On the eve of a July 1 deadline for compliance, the country's Ministry of Industry and Information Technology (MIIT) today delayed implementation indefinitely to give computer-makers more time to comply, the Xinhua News Agency reports.

Computer makers had protested that installing the software, called Green Dam Youth-Escort, might expose them to liability if the Chinese government uses the software to invade its citizens' privacy. The U.S. government sent a letter to Chinese officials complaining that computer makers were given virtually no notice of the mandate ahead of time, possibly violating World Trade Organization (WTO) rules. Others complained the software could be used by the Chinese government to censor political material—not just pornography.

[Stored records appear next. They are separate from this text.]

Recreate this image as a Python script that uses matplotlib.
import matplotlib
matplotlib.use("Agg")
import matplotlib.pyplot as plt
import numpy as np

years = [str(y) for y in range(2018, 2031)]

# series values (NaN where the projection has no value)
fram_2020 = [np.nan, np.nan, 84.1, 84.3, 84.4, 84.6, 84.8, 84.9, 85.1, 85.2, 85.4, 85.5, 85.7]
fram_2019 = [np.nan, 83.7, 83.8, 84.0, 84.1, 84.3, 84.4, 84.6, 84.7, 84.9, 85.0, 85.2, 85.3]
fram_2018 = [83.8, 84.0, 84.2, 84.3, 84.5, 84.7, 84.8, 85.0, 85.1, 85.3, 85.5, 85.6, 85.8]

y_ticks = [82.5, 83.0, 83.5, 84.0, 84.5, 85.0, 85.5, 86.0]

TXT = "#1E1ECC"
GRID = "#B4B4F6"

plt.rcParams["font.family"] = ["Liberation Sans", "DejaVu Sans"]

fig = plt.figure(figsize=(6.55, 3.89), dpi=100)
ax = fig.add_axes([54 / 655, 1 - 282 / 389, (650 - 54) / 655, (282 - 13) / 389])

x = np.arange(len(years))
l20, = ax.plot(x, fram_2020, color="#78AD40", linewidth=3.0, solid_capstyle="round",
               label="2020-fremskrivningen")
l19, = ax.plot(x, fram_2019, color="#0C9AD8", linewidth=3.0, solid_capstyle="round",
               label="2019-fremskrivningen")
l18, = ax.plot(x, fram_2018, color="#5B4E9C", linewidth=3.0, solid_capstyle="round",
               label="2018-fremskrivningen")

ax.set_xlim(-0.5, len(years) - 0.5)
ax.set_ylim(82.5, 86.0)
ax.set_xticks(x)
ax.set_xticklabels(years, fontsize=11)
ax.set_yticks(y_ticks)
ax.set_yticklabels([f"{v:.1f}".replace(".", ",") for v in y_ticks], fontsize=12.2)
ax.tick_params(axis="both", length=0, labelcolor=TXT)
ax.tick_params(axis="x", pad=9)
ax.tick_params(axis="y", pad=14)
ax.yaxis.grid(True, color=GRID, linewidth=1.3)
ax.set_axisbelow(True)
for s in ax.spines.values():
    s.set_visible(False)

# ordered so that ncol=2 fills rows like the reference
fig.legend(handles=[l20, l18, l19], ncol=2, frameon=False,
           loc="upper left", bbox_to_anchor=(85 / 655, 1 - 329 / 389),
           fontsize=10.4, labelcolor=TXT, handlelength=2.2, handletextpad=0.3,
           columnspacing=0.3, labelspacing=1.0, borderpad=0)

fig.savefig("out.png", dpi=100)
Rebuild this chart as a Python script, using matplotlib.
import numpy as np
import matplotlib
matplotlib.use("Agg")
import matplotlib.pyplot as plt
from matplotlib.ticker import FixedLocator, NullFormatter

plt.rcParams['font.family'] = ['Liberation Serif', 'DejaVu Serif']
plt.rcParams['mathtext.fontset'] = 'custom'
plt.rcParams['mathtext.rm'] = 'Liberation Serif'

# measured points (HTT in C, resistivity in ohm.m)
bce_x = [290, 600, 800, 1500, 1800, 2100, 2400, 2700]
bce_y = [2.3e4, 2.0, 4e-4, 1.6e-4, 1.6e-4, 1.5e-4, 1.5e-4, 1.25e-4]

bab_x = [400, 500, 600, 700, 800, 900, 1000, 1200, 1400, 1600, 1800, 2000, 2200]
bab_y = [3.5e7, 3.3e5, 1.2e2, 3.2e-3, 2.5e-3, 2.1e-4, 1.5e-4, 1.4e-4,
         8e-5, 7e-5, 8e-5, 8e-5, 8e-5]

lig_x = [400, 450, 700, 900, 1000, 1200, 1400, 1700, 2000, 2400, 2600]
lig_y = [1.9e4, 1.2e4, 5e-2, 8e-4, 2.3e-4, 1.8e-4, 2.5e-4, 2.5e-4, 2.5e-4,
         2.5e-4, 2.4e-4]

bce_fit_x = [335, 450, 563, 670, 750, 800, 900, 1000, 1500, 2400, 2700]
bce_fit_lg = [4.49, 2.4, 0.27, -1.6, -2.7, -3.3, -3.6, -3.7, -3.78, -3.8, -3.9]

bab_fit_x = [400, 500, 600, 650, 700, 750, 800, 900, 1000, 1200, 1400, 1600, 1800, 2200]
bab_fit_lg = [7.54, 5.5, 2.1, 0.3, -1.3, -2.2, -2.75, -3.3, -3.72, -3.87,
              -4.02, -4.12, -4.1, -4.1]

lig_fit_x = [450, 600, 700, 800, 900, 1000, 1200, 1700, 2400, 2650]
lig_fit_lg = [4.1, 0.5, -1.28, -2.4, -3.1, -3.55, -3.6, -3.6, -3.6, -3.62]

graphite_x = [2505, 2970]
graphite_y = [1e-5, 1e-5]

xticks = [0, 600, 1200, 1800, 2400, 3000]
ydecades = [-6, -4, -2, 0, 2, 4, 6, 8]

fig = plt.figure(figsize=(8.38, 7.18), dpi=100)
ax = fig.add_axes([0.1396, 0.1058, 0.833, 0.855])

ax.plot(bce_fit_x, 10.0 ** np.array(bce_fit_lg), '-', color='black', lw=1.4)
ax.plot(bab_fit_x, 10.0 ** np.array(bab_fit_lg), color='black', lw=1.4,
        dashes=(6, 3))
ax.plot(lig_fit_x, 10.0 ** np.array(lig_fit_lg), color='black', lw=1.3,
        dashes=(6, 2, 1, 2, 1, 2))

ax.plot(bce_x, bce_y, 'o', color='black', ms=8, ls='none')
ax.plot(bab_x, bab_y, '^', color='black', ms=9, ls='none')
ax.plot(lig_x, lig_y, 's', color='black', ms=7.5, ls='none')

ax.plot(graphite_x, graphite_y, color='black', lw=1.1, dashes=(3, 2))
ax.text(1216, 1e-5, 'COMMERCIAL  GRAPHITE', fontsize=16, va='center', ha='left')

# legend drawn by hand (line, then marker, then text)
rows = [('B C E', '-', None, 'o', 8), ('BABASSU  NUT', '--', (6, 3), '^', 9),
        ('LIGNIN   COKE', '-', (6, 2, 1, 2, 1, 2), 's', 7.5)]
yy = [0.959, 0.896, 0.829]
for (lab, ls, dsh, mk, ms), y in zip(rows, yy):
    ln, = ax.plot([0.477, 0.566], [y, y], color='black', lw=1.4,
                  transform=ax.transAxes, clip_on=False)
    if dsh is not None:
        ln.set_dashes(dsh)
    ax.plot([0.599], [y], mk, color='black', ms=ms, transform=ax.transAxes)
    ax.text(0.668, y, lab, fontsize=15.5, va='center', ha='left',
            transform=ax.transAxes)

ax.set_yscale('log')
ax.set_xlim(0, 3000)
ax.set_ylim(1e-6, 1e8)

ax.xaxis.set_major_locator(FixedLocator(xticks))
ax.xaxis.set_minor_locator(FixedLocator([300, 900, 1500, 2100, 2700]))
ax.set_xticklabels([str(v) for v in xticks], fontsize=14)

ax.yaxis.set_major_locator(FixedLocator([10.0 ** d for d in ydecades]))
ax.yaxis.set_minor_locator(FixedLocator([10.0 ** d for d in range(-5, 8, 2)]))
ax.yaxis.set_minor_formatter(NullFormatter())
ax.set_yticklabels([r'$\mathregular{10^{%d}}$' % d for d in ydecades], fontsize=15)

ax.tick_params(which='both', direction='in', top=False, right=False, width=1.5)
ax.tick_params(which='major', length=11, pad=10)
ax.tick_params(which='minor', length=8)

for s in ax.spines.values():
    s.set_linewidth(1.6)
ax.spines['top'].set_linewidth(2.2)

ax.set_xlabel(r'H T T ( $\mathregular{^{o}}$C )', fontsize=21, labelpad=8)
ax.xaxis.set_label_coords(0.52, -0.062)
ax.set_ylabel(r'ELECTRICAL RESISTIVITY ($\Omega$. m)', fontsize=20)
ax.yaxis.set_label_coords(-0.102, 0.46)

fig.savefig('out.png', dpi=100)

Early this month, MIIT decreed that all new computers sold in the country come with Web-filtering software either installed on the hard drive or packaged as a separate compact disk. The MIIT claimed to have initiated the policy "in response to calls from many schools and parents" to block objectionable material and spent about $6 million to purchase licenses for Green Dam software, which would be free to PC buyers, according to Xinhua.

Green Dam has been criticized as insecure, flawed and intrusive. Xinhua reports that when users tested Green Dam's capabilities using cartoon characters, the software deemed the blue-furred Japanese cat Doraemon to be "safe" while the pudgy, lasagna-eating American cat Garfield was at times filtered because Green Dam considers an image with a large area of yellow to be pornographic.